Как он угадал, что сам я, лежа раненый на поляне, не посмел бы солгать ей в тот миг? Он ответил ей за меня — и это была та самая роковая случайность, из которых и складывается наша судьба.
— Давно ли вы у нас?
— Неделю.
Она взглянула на Оскро.
— Ты ничего не сказала мне, — стал оправдываться он. — Я ждал твоих приказаний.
— А он бросился мне на помощь, не дожидаясь приказаний. Скачи назад, позови людей.
— Тебе больно? Прошу тебя, не храбрись… Помогите ему подняться.
Своим охотничьим ножом она приподняла оборванные края моих гетр и воскликнула:
— Отличная ссадина! Не шевелись!.. Но мы тебя выходим, нога будет, как новая… — И обернувшись, спросила: — Чего же ты ждешь, Оскро?
С преувеличенным рвением он поднес ко рту карникс и протрубил. Никто не ответил. Он дернул узду и скрылся. Шиомарра мягко поторопила своих людей:
— Отнесем обоих.
Петруллос и его подмастерья обрезали ветви кустов и соорудили двое носилок: для меня и для убитого зверя. На них меня несли до самого Верховного Дома. Шиомарра шла рядом и вела раненую лошадь, казавшись задумчивой. Несмотря на необходимость сдерживаться, я мог вдоволь насмотреться на нее. На полпути вновь появился Оскро вместе со своей свитой. Это был цвет Эпониака — благородные люди, носящие золотые украшения, вооруженные превосходными копьями и мечами.
— Вот тот, кто спас меня, — сказала королева.
— Он опередил меня, — попытался возразить ей Оскро. — Ты знаешь, что я с радостью отдам за тебя жизнь.
— Да, я знаю это. Но ведь это он убил кабана. Он оказался проворнее тебя. К тому же он не знаком со мной.
Если бы не рана на бедре, которая не давала мне пошевелиться, я, наверное, засмеялся бы, такую гримасу скорчил бедный Оскро, но вместо этого лишь стиснул от боли челюсти.
Наш въезд в город сопровождался звуками труб. Со всех сторон бежали люди, и скоро тушу кабана окружила радостная толпа, в центре которой Шиомарра отдавала распоряжения. Псы слизывали кровь со снега.
Глава IV
Слуги проводили меня в Верховный Дом, уложили, укрыли шкурами. Лекарь-друид пришел врачевать мою рану. Котус сидел возле, не смыкая глаз, он опасался, что в бреду я скажу что-нибудь лишнее. Только однажды ему пришлось отойти от моего ложа — когда сама королева пришла проведать меня. Негромко произнеся несколько слов, она отпустила своих людей и, стараясь не потревожить меня, села у изголовья. Шелковистые волосы коснулись моего лба…

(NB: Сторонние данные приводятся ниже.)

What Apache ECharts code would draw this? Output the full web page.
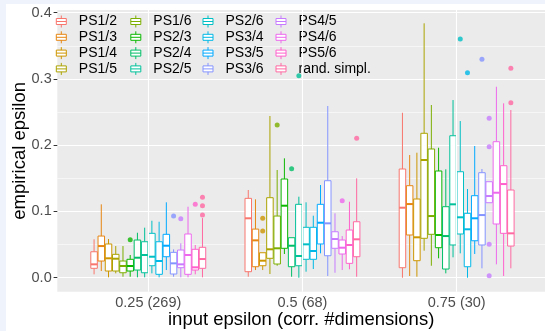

Милая Ливия, в силах ли ты вспомнить это милое лицо? А струящиеся пряди волос по обе его стороны? Ноздри ее подрагивали, точно повторяли удары сердца. Рот был похож на лесной цветок. Шея напоминала лебединую. Кожа заставляла вспомнить о бархатной свежести лилий… Лебедем или цветком, вот кем она была… Ее тело вызывало одновременно благоговение и желание обладать им. Это была красота юности, в ореоле этой красоты она запомнилась мне навсегда. Но иногда ее взгляд мрачнел, причиняя мне боль, делался острым и безжалостным, как лезвие, вскрывающее плоть. А я не мог открыться ей… Меня остро мучил стыд. Сколько я лгал, полный отвращения к самому себе и ненависти к Цезарю, который втянул меня в это болото двуличия!